The railroad has approximately 300,000 riders every weekday.  On summer weekends it is a prime route to east end beaches and resort towns.  The real strength of the union is that this is an island.  There are no bridges or tunnels on the east end of this approximately 140 mile island or any in the middle.  On the west end there are five bridges and one tunnel for car, commerical truck, and commercial bus traffic going into Manhattan and two bridges going north into Westchester County.  That's it.  The Long Island Rail Road Union has a monopoly on a necessity.

On May 23rd, a comment, "Gridlock City", was written here about driving into and out of Manhattan  from our Long Island area on a normal day.  With the last strike having been in 1994 and not being pleasant, this would be something that is hard to imagine.  There is no comparison to the congestion on the main traffic arteries into Manhattan and in Manhattan itself today to what existed 20 years ago.  It's not even close.  This strike would cause great distress to many workers and businesses, who knows what that the number is but somewhere around 300,000 people is a logical staring point, maybe 50,000 or less somehow, who knows.  This all would be to benefit 5,400 well paid union workers.

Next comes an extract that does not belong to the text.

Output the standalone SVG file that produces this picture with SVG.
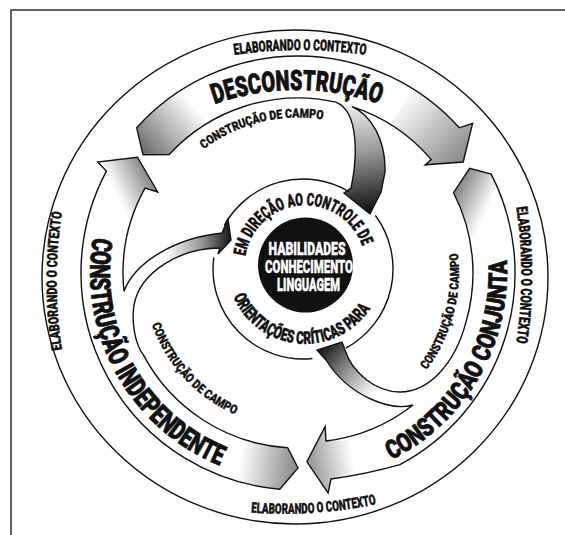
<svg xmlns="http://www.w3.org/2000/svg" width="565" height="535" viewBox="0 0 565 535">
  <style>
    .ln { fill: none; stroke: #111; stroke-width: 1.4; stroke-linejoin: miter; }
    .band { fill: #fff; }
    .t { font-family: Roboto, "DejaVu Sans Condensed", "Liberation Sans", sans-serif; font-weight: 900; fill: #111; stroke: #111; text-anchor: middle; }
    .big { font-size: 28px; stroke-width: 0.8; }
    .mid { font-size: 17.5px; stroke-width: 0.5; }
    .sm { font-size: 14.5px; stroke-width: 0.4; }
    .smb { font-size: 15.5px; stroke-width: 0.4; }
    .xs { font-size: 12.5px; stroke-width: 0.35; }
    .core { font-family: Roboto, "DejaVu Sans Condensed", "Liberation Sans", sans-serif; font-weight: 900; font-size: 18.5px; fill: #fff; stroke: #fff; stroke-width: 0.4; text-anchor: middle; }
  </style>
  <defs>
    <!-- opaque shading ramps for the local patches -->
    <linearGradient id="gTopTail" gradientUnits="userSpaceOnUse" x1="147" y1="158" x2="200" y2="112">
      <stop offset="0" stop-color="#6a6a6a"/>
      <stop offset="1" stop-color="#fff"/>
    </linearGradient>
    <linearGradient id="gTopHead" gradientUnits="userSpaceOnUse" x1="400" y1="100" x2="462" y2="160">
      <stop offset="0" stop-color="#fff"/>
      <stop offset="1" stop-color="#8a8a8a"/>
    </linearGradient>
    <linearGradient id="gRightTail" gradientUnits="userSpaceOnUse" x1="455" y1="182" x2="492" y2="200">
      <stop offset="0" stop-color="#777"/>
      <stop offset="1" stop-color="#fff"/>
    </linearGradient>
    <linearGradient id="gRightHead" gradientUnits="userSpaceOnUse" x1="310" y1="462" x2="352" y2="455">
      <stop offset="0" stop-color="#999"/>
      <stop offset="1" stop-color="#fff"/>
    </linearGradient>
    <linearGradient id="gLeftTail" gradientUnits="userSpaceOnUse" x1="296" y1="466" x2="240" y2="458">
      <stop offset="0" stop-color="#8a8a8a"/>
      <stop offset="1" stop-color="#fff"/>
    </linearGradient>
    <linearGradient id="gLeftHead" gradientUnits="userSpaceOnUse" x1="100" y1="205" x2="150" y2="180">
      <stop offset="0" stop-color="#fff"/>
      <stop offset="0.35" stop-color="#fff"/>
      <stop offset="1" stop-color="#8c8c8c"/>
    </linearGradient>
    <linearGradient id="gDark" gradientUnits="userSpaceOnUse" x1="350" y1="105" x2="365" y2="212">
      <stop offset="0" stop-color="#eee"/>
      <stop offset="0.45" stop-color="#999"/>
      <stop offset="1" stop-color="#111"/>
    </linearGradient>
    <linearGradient id="gLeftBranch" gradientUnits="userSpaceOnUse" x1="165" y1="240" x2="230" y2="240">
      <stop offset="0" stop-color="#fff"/>
      <stop offset="0.55" stop-color="#999"/>
      <stop offset="1" stop-color="#1a1a1a"/>
    </linearGradient>
    <linearGradient id="gBrBranch" gradientUnits="userSpaceOnUse" x1="372" y1="396" x2="322" y2="352">
      <stop offset="0" stop-color="#fff"/>
      <stop offset="0.5" stop-color="#999"/>
      <stop offset="1" stop-color="#222"/>
    </linearGradient>

    <!-- band outlines (ring centre 298,273; radii 175 / 217) -->
    <path id="bandTop" d="M136.7,127.8 A217,217 0 0 1 459.3,127.8 L472.6,123.3 L463.2,162 L425.2,164.8 L431.3,159.6 A175,175 0 0 0 352.1,106.6 C371,115 386,140 385,172 L381,192 L370,214 L344,193 L351,188 C357,160 360,112 335.9,102.1 A175,175 0 0 0 169.2,154.5 L143,154.8 Z"/>
    <path id="bandRight" d="M491.2,174.1 A217,217 0 0 1 399.9,464.6 Q367,474 331,479 L328.1,492.9 L306.9,461.8 L325.1,426.6 L326,441 A175,175 0 0 0 413,405 C392,411 350,398 326,360 L317,350 L342,342 L345,350 C352,372 375,392 400,392 C428,392 455,365 466.2,321.2 A175,175 0 0 0 453.5,192.7 L469.6,168.3 Z"/>
    <path id="bandLeft" d="M279.8,489.2 A217,217 0 0 1 106.4,171.1 L97.7,162 L137.4,157.2 L157.7,192 L145,188.2 A175,175 0 0 0 124,291.3 C135,262 175,238 222,233 L228,219 L231,240 L218,254 L220,248 C180,248 140,272 134,305 C131,325 136,345 143.5,355.2 A175,175 0 0 0 287.6,447.7 L298,468 Z"/>

    <!-- text baselines -->
    <path id="pElabTop" d="M180,66.5 A450,450 0 0 1 420,66.5"/>
    <path id="pElabRight" d="M505,155 A450,450 0 0 1 505,395"/>
    <path id="pElabBottom" d="M193.2,504.5 A450,450 0 0 0 432.6,488.6"/>
    <path id="pElabLeft" d="M73,401 A450,450 0 0 1 73,161"/>
    <path id="pDesc" d="M177,120.7 A250,250 0 0 1 417,120.7"/>
    <path id="pConj" d="M352.1,474.9 A209,209 0 0 0 499.9,218.9"/>
    <path id="pIndep" d="M98.1,215.7 A208,208 0 0 0 240.7,472.9"/>
    <path id="pCampoTop" d="M163.3,195.25 A155.5,155.5 0 0 1 380.4,141.1"/>
    <path id="pCampoRight" d="M378.5,412.4 A161,161 0 0 0 437.4,192.5"/>
    <path id="pCampoLeft" d="M143.1,266.9 A155,155 0 0 0 291.9,427.9"/>
    <path id="pEm" d="M244.5,266 A60.5,60.5 0 0 1 364.6,255.5"/>
    <path id="pOrient" d="M227,266 A78,78 0 0 0 381.8,279.5"/>
  </defs>

  <!-- frame -->
  <path d="M11,535 V10 H565" fill="none" stroke="#333" stroke-width="1.5"/>

  <!-- outer context ring -->
  <g id="context-ring">
    <ellipse class="ln" cx="295" cy="277" rx="253" ry="247"/>
    <text class="t smb"><textPath href="#pElabTop" startOffset="50%" textLength="132" lengthAdjust="spacingAndGlyphs">ELABORANDO O CONTEXTO</textPath></text>
    <text class="t smb"><textPath href="#pElabRight" startOffset="50%" textLength="136" lengthAdjust="spacingAndGlyphs">ELABORANDO O CONTEXTO</textPath></text>
    <text class="t sm"><textPath href="#pElabBottom" startOffset="50%" textLength="126" lengthAdjust="spacingAndGlyphs">ELABORANDO O CONTEXTO</textPath></text>
    <text class="t sm"><textPath href="#pElabLeft" startOffset="50%" textLength="138" lengthAdjust="spacingAndGlyphs">ELABORANDO O CONTEXTO</textPath></text>
  </g>

  <!-- band: deconstruction (top) -->
  <g id="band-desconstrucao">
    <use href="#bandTop" class="band"/>
    <path fill="url(#gTopTail)" d="M136.7,127.8 A217,217 0 0 1 196.1,81.4 L215.8,118.5 A175,175 0 0 0 169.2,154.5 L143,154.8 Z"/>
    <path fill="url(#gTopHead)" d="M413,89 A217,217 0 0 1 459.3,127.8 L472.6,123.3 L463.2,162 L425.2,164.8 L431.3,159.6 A175,175 0 0 0 390.7,124.6 Z"/>
  </g>

  <!-- band: joint construction (right) -->
  <g id="band-conjunta">
    <use href="#bandRight" class="band"/>
    <path fill="url(#gRightTail)" d="M491.2,174.1 A217,217 0 0 1 510.3,227.9 L469.2,236.6 A175,175 0 0 0 453.5,192.7 L469.6,168.3 Z"/>
    <path fill="url(#gRightHead)" d="M366,473 Q349,477 331,479 L328.1,492.9 L306.9,461.8 L325.1,426.6 L326,441 A175,175 0 0 0 352.1,439.4 Z"/>
  </g>

  <!-- band: independent construction (left) -->
  <g id="band-independente">
    <use href="#bandLeft" class="band"/>
    <path fill="url(#gLeftTail)" d="M279.8,489.2 A217,217 0 0 1 223.8,476.9 L238.1,437.4 A175,175 0 0 0 287.6,447.7 L298,468 Z"/>
    <path fill="url(#gLeftHead)" d="M88.4,216.8 A217,217 0 0 1 106.4,171.1 L97.7,162 L137.4,157.2 L157.7,192 L145,188.2 A175,175 0 0 0 129,227.7 Z"/>
  </g>

  <!-- branch arrows leading into the centre -->
  <g id="connectors">
    <path fill="url(#gDark)" d="M352.1,106.6 C371,115 386,140 385,172 L381,192 L370,214 L344,193 L351,188 C357,160 360,112 335.9,102.1 A175,175 0 0 1 352.1,106.6 Z"/>
    <path fill="url(#gBrBranch)" d="M413,405 C392,411 350,398 326,360 L317,350 L342,342 L345,350 C352,372 375,392 400,392 C428,392 455,365 466.2,321.2 A175,175 0 0 1 413,405 Z"/>
    <path fill="url(#gLeftBranch)" d="M124,291.3 C135,262 175,238 222,233 L228,219 L231,240 L218,254 L220,248 C180,248 140,272 134,305 C131,325 136,345 143.5,355.2 A175,175 0 0 1 124,291.3 Z"/>
  </g>

  <!-- band outlines and labels -->
  <g id="band-labels">
    <use href="#bandTop" class="ln"/>
    <use href="#bandRight" class="ln"/>
    <use href="#bandLeft" class="ln"/>
    <text class="t big"><textPath href="#pDesc" startOffset="50%" textLength="168" lengthAdjust="spacingAndGlyphs">DESCONSTRUÇÃO</textPath></text>
    <text class="t big" style="font-size:26px"><textPath href="#pConj" startOffset="50%" textLength="244" lengthAdjust="spacingAndGlyphs">CONSTRUÇÃO CONJUNTA</textPath></text>
    <text class="t big"><textPath href="#pIndep" startOffset="50%" textLength="282" lengthAdjust="spacingAndGlyphs">CONSTRUÇÃO INDEPENDENTE</textPath></text>
    <text class="t xs"><textPath href="#pCampoTop" startOffset="50%" textLength="126" lengthAdjust="spacingAndGlyphs">CONSTRUÇÃO DE CAMPO</textPath></text>
    <text class="t xs"><textPath href="#pCampoRight" startOffset="50%" textLength="124" lengthAdjust="spacingAndGlyphs">CONSTRUÇÃO DE CAMPO</textPath></text>
    <text class="t xs"><textPath href="#pCampoLeft" startOffset="50%" textLength="126" lengthAdjust="spacingAndGlyphs">CONSTRUÇÃO DE CAMPO</textPath></text>
  </g>

  <!-- inner ring -->
  <g id="inner-ring">
    <path class="ln" d="M224.3,225.4 A90,90 0 0 1 348.8,191.5"/>
    <path class="ln" d="M375.4,215.5 A90,90 0 0 1 345.9,348.1"/>
    <path class="ln" d="M312.4,358.5 A90,90 0 0 1 213.8,257.3"/>
    <text class="t mid"><textPath href="#pEm" startOffset="50%" textLength="160" lengthAdjust="spacingAndGlyphs">EM DIREÇÃO AO CONTROLE DE</textPath></text>
    <text class="t mid"><textPath href="#pOrient" startOffset="50%" textLength="168" lengthAdjust="spacingAndGlyphs">ORIENTAÇÕES CRÍTICAS PARA</textPath></text>
  </g>

  <!-- core -->
  <g id="core">
    <circle cx="305.5" cy="265" r="47.5" fill="#111"/>
    <text class="core" x="307" y="255" textLength="77" lengthAdjust="spacingAndGlyphs">HABILIDADES</text>
    <text class="core" x="309" y="273" textLength="88" lengthAdjust="spacingAndGlyphs">CONHECIMENTO</text>
    <text class="core" x="308.5" y="291" textLength="63" lengthAdjust="spacingAndGlyphs">LINGUAGEM</text>
  </g>
</svg>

Not there a new contract shouldn't be agreed to and the union workers should deserve a pay raise over time. There should be a new contract.  They seem to be down to whether it an aggregate 17% pay raise over six or seven years and whether existing workers would be required to pay 2% of their pay in health care costs, that's just 2%.  New hires would be required to pay 4% of their health care costs and that outrages the union.  One might ask why.  The answer, there is rampant nepotism and patronage in the LIRR union with its minimally diverse workforce.  DiBlasio being missing in action and not making any constructive comment becomes more dismally political and hypocritical when that fact is considered.

There are of course many other issues in a union contract which only those in the midst of it are aware of, and reporters rarely get into the details.  These union contracts are certainly not anything in complexity like bills coming out of Congress, but one could bet that, though much much smaller, they bear some resemblance.

Governor Cuomo,  please give it a try.  There will not be a good outcome to this if the strike occurs.  In fact, after maybe a week or two of efforts at goodwill, it will degenerate into economic chaos.